The equations involving convection will help you calculate the heat transfer between the surfaces by providing the relationship between the temperature differences and heat flow rates. Convection thus plays a crucial role in determining the overall heat exchange in systems involving fluids.

Thermal Conductivity

**Thermal conductivity** is a measure of how well a material can conduct heat. It is represented by the symbol \(k\) and usually measured in \(\mathrm{W/m \cdot K}\). High thermal conductivity means heat flows through the material easily, whereas low conductivity indicates a good insulator.

In the exercise, the pipe material has a thermal conductivity of \(14 \mathrm{~W/m \cdot K}\). This value allows us to evaluate how much it can resist or allow heat transfer. Importantly, when choosing insulation for the pipe, its conductivity needs to be sufficiently low to ensure the outside surface temperature remains at or below the desired level, despite the high internal temperatures.

Finding the right balance in thermal conductivity when selecting materials for insulation is crucial. It helps control energy costs and maintains safety standards, ensuring efficient thermal management.

Insulation

When it comes to managing heat transfer, **insulation** is like a sweater for your pipe. It helps keep the heat where it should be. Insulation limits the amount of heat that escapes from the pipe, crucial for preventing damage or energy loss.

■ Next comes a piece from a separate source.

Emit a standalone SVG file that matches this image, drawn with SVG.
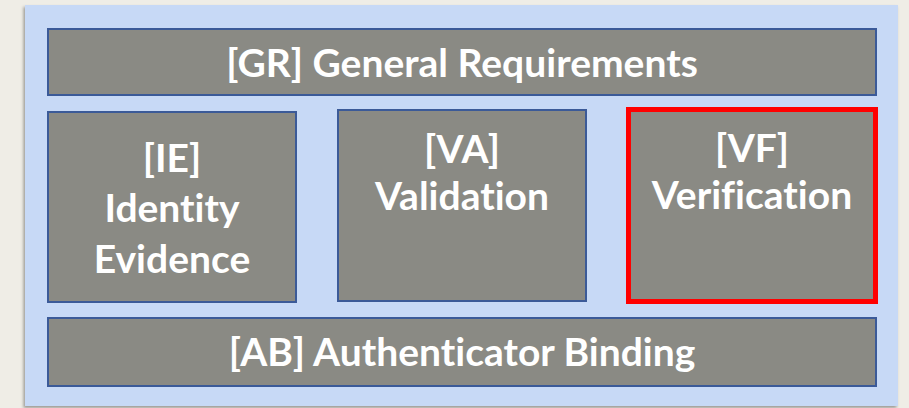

In the pipe exercise, a \(2.5\ \text{cm}\) thick layer of insulation is proposed. This layer is designed to keep the surface temperature of the pipe below \(45^{\circ} \mathrm{C}\) even as the mixture inside the pipe undergoes exothermic reactions at high temperatures. The effectiveness of this insulation layer depends directly on its thermal resistance, which we calculate based on its thickness and thermal conductivity.

Using the equation for thermal resistance, once you know the right thermal conductivity for your insulative material, you're able to ensure that the temperature of the pipe's exterior skin remains safe for touching or in close proximity to other materials or workers. Proper insulation design helps in energy conservation and safety compliance.